BagOfWordsExperiment experiment = new BagOfWordsExperiment(
		BagOfWords.toBoW(doc.splitPages(ClusteringConfiguration.DOCUMENT_SPLITTER).values(),
				BagOfWords.buildDimensions(doc), ClusteringConfiguration.BOW_MODE));

// Creates a Clusterer and perform the clustering
// Notice that any clusterer in the Apache API could be used instead
Clusterer<BagOfWords> clusterer = new MultiSizeClusterer<>(minSize, maxSize, numTrials, distance, eval);
List<? extends Cluster<BagOfWords>> clusters = clusterer.cluster(experiment.getItems());

...

// Access each cluster like this
clusters.get(i);

// The BoW in the cluster will be these
clusters.get(i).getPoints();

...

Useful Stuff - io.github.mzattera.v4j.util

This package contains some "utility" classes to deal with files, math, etc.
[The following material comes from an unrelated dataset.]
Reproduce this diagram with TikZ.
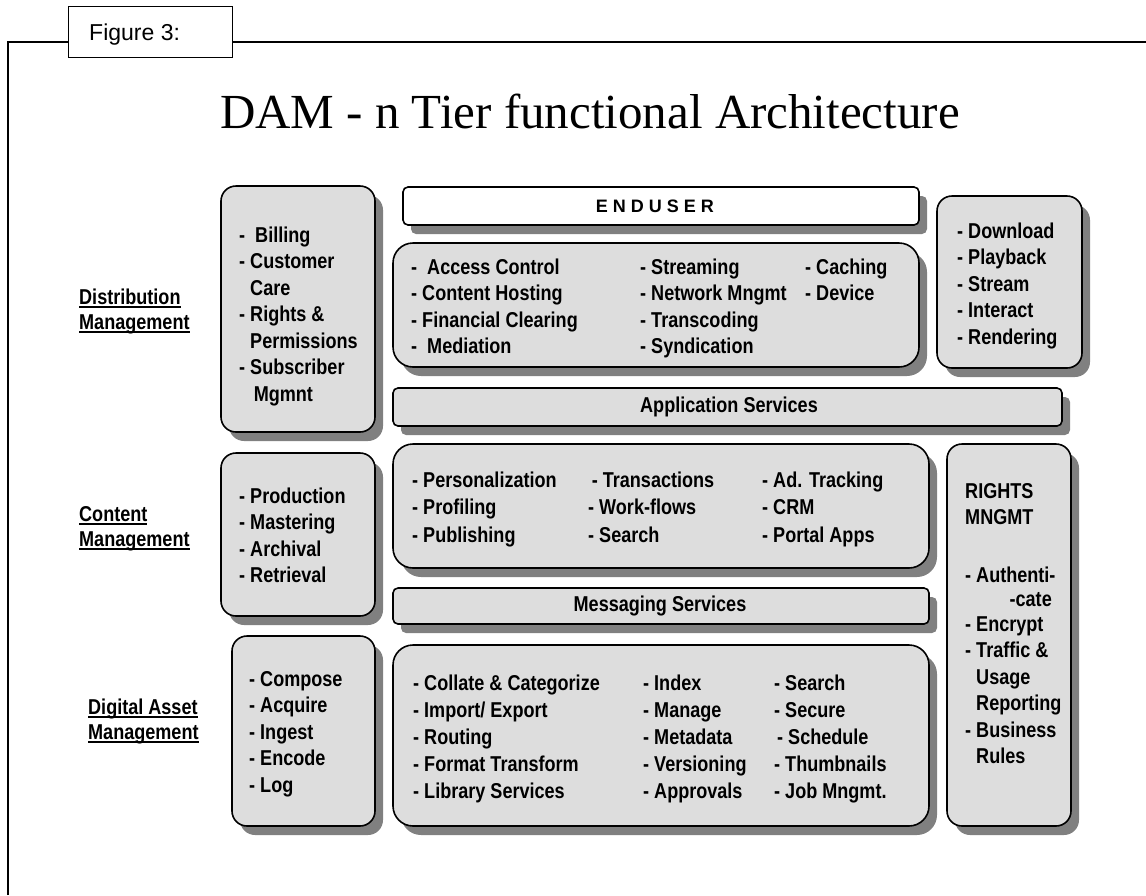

Please take a look what is in here before implementing anythign from scratch.

io.github.mzattera.v4j.util.statemachine

This package provides classes to represent state machines, which were used initially to produce by Note 007.

It is not meant to replace other, more sophisticated, packages for implementation of state machines; is has been created as a quick hack to provide required analysis capabilities, focusing on generation of Voynich terms.

io.github.mzattera.v4j.cmc

This is a Xtext project created for Note 006; please refer to it for more details.

Testing

Both projects io.github.mzattera.v4j and io.github.mzattera.v4j-apps contain JUnit tests.